3. Het College stelt vast dat het beroepschrift niet tijdig is ingediend. De laatste dag waarop tijdig een beroepschrift kon worden ingediend tegen het bestreden besluit was 19 mei 2022. Het beroepschrift van [naam 1] dateert van 31 mei 2022 en is op 2 juni 2022 bij de griffie van het College ontvangen. Het beroepschrift is dus niet voor het einde van de beroepstermijn bij het College ontvangen.
4. Het College heeft [naam 1] bij brief van 20 juni 2022 in de gelegenheid gesteld om argumenten aan te dragen op grond waarvan hij meent dat redelijkerwijs niet kan worden geoordeeld dat hij in verzuim is geweest. [naam 1] heeft hierop geantwoord dat hij de Nederlandse taal niet beheerst en dat hij het bestreden besluit om die reden aan zijn gemachtigde heeft doorgezonden. Zijn gemachtigde was in verband met zijn vakantie pas op 25 mei 2022 in de gelegenheid het bestreden besluit te bekijken. Direct daarna is het beroepschrift opgesteld en verzonden.
5. Naar het oordeel van het College is het niet beheersen van de Nederlandse taal geen reden om de termijnoverschrijding verschoonbaar te achten. [naam 1] blijft zelf verantwoordelijk om tijdig hulp in te schakelen voor de beoordeling en afhandeling van zijn post. In dit geval heeft [naam 1] het bestreden besluit doorgezonden naar zijn gemachtigde.

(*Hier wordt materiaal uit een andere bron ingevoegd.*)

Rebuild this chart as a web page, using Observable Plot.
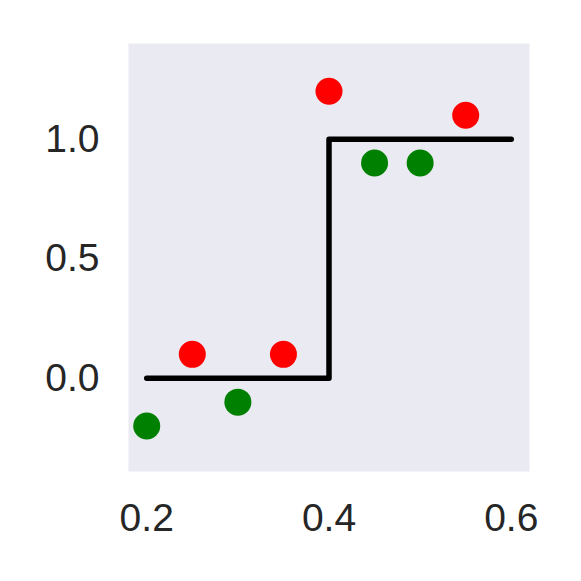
<!DOCTYPE html>
<html>
<head>
<meta charset="utf-8">
<script src="https://cdn.jsdelivr.net/npm/d3@7"></script>
<script src="https://cdn.jsdelivr.net/npm/@observablehq/plot@0.6"></script>
<style>
  html, body { margin: 0; padding: 0; background: #fff; }
</style>
</head>
<body>
<div id="chart"></div>
<script>
const pointX = [0.2, 0.25, 0.3, 0.35, 0.4, 0.45, 0.5, 0.55];
const pointY = [-0.2, 0.1, -0.1, 0.1, 1.2, 0.9, 0.9, 1.1];
const pointColor = ["green", "red", "green", "red", "red", "green", "green", "red"];
const stepX = [0.2, 0.4, 0.6];
const stepY = [0, 1, 1];
const xTicks = [0.2, 0.4, 0.6];
const yTicks = [0.0, 0.5, 1.0];

const points = pointX.map((x, i) => ({x, y: pointY[i], c: pointColor[i]}));
const steps = stepX.map((x, i) => ({x, y: stepY[i]}));

const chart = Plot.plot({
  width: 581,
  height: 581,
  marginLeft: 128,
  marginRight: 52,
  marginTop: 43,
  marginBottom: 110,
  style: {fontFamily: "Liberation Sans, Arial, sans-serif", fontSize: "39px", color: "#262626", background: "#fff"},
  x: {domain: [0.18, 0.62], ticks: xTicks, tickFormat: d3.format(".1f"), label: null},
  y: {domain: [-0.39, 1.40], ticks: yTicks, tickFormat: d3.format(".1f"), label: null},
  marks: [
    Plot.frame({fill: "#EAEAF2", stroke: null}),
    Plot.axisX({ticks: xTicks, tickFormat: d3.format(".1f"), tickSize: 0, tickPadding: 32, fontSize: 39, label: null}),
    Plot.axisY({ticks: yTicks, tickFormat: d3.format(".1f"), tickSize: 0, tickPadding: 29, fontSize: 39, label: null}),
    Plot.line(steps, {x: "x", y: "y", curve: "step-after", stroke: "black", strokeWidth: 5.5}),
    Plot.dot(points, {x: "x", y: "y", fill: "c", r: 13.5, stroke: null})
  ]
});
document.getElementById("chart").appendChild(chart);
</script>
</body>
</html>
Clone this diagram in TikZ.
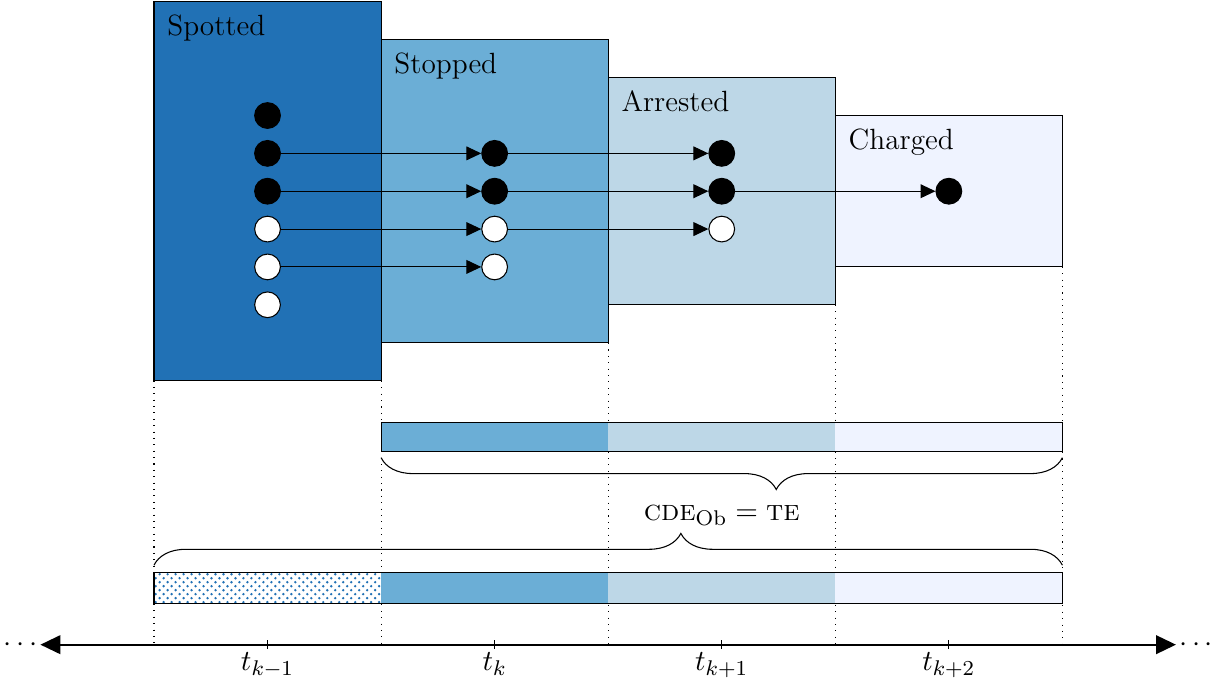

Dat zijn gemachtigde dit wegens zijn vakantie niet tijdig heeft kunnen beoordelen, maakt echter ook niet dat de termijnoverschrijding verschoonbaar is. Wanneer de indiener van een beroepschrift ervoor kiest zich door een gemachtigde te laten vertegenwoordigen, wordt het optreden van die gemachtigde namelijk in beginsel aan de indiener toegerekend. Het lag op de weg van de gemachtigde van [naam 1] om maatregelen te treffen om een goede voortgang van lopende en spoedeisende zaken te waarborgen in de periode van zijn vakantie. Dat dat niet is gebeurd, moet voor rekening en risico van [naam 1] blijven.
6. Het beroep is niet-ontvankelijk. De minister hoeft geen proceskosten te vergoeden.

Beslissing

Het College verklaart het beroep niet-ontvankelijk.
Deze uitspraak is gedaan door mr. H.L. van der Beek, in aanwezigheid van mr. I. Goud, griffier. De beslissing is in het openbaar uitgesproken op 6 juni 2023.